▸ WHAT THE EXERCISE ASKS: Retype the lines beneath this one, from the first through the line containing "import plotly.graph_objects as go". Pictures are left out.

▸ SUPPLIED MATERIAL:
* * * *

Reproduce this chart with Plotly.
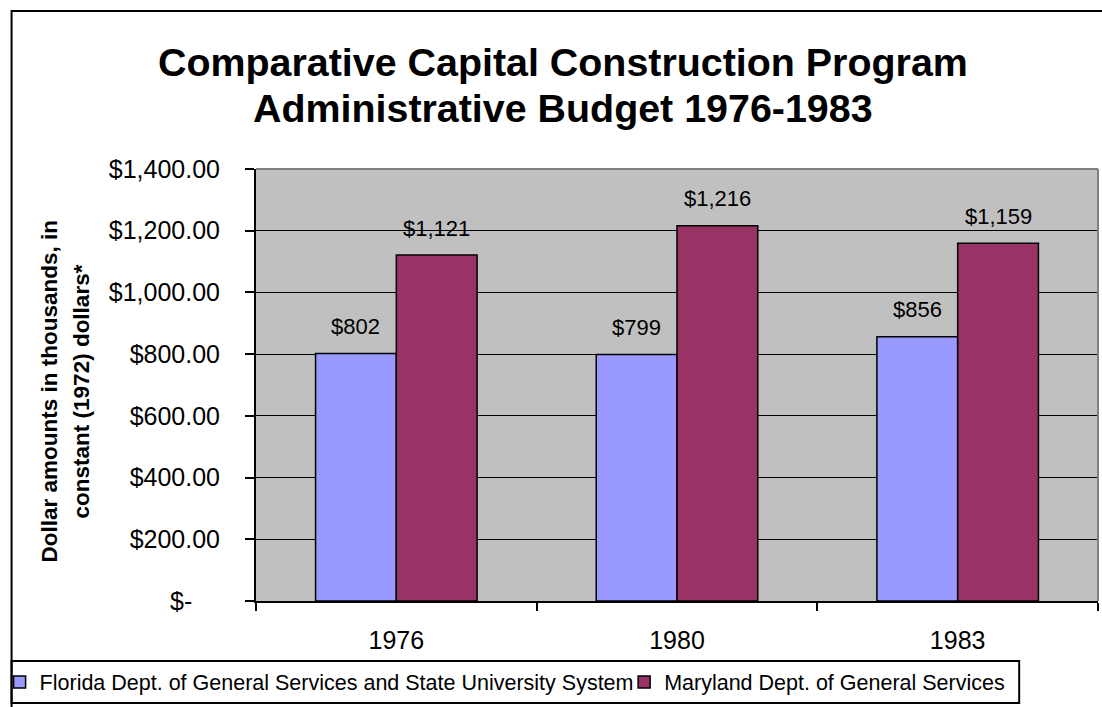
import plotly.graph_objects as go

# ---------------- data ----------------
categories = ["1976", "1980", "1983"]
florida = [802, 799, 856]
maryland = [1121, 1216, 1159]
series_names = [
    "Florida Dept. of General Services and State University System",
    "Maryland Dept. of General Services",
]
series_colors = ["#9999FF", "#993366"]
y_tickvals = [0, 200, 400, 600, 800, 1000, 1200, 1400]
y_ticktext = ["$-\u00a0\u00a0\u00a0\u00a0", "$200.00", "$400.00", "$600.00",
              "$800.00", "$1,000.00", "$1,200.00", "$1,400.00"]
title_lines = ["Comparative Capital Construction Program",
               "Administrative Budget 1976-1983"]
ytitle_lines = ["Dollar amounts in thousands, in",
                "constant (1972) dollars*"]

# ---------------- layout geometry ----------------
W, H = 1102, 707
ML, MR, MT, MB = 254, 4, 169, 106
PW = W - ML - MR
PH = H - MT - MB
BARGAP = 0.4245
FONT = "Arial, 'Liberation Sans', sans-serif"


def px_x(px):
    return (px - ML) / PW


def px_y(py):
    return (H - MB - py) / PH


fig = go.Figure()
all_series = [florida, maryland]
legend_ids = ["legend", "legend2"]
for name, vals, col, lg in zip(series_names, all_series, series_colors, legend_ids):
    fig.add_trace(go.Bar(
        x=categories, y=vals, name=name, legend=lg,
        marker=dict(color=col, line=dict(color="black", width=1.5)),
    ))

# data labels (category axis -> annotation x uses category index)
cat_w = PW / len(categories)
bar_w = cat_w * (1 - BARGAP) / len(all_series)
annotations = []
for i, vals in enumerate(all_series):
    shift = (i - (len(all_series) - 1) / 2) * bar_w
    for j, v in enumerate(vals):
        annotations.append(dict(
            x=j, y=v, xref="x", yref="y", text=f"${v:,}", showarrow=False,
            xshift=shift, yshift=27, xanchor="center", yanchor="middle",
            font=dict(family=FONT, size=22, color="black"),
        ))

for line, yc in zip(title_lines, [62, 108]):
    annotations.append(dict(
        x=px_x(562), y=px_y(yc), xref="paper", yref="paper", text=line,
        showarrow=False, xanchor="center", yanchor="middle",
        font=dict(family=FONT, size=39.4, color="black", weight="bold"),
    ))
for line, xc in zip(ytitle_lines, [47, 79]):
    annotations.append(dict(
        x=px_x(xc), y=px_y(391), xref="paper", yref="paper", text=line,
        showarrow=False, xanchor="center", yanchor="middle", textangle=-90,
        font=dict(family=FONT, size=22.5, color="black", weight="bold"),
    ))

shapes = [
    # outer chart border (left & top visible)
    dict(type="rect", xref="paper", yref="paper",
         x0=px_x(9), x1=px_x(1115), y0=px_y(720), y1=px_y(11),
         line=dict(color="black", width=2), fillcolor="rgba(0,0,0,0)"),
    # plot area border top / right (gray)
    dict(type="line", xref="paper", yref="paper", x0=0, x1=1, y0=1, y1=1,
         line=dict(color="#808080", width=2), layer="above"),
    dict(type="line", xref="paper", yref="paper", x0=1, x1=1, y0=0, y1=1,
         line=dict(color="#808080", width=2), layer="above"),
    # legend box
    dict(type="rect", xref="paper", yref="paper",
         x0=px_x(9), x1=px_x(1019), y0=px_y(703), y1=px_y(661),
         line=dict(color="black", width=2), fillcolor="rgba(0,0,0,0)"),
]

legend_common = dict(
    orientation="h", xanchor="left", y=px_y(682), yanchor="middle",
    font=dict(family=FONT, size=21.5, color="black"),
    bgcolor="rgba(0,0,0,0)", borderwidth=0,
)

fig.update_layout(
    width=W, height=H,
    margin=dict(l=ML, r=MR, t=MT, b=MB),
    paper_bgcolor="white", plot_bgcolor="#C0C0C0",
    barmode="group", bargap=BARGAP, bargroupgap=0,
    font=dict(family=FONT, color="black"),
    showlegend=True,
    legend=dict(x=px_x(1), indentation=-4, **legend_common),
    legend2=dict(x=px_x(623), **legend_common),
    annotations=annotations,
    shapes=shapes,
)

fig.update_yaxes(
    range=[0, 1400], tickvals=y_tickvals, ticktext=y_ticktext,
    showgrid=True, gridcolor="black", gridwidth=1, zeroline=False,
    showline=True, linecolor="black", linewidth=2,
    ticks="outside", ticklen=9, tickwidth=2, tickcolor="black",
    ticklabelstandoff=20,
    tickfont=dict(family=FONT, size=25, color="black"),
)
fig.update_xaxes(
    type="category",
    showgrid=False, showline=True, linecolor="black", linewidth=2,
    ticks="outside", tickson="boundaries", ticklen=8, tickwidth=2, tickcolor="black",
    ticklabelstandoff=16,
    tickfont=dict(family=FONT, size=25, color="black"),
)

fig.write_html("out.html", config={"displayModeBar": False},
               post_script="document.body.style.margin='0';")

* * * *

▸ RESPONSE FOR THIS EXERCISE:
Reproduce this chart with Plotly.
import plotly.graph_objects as go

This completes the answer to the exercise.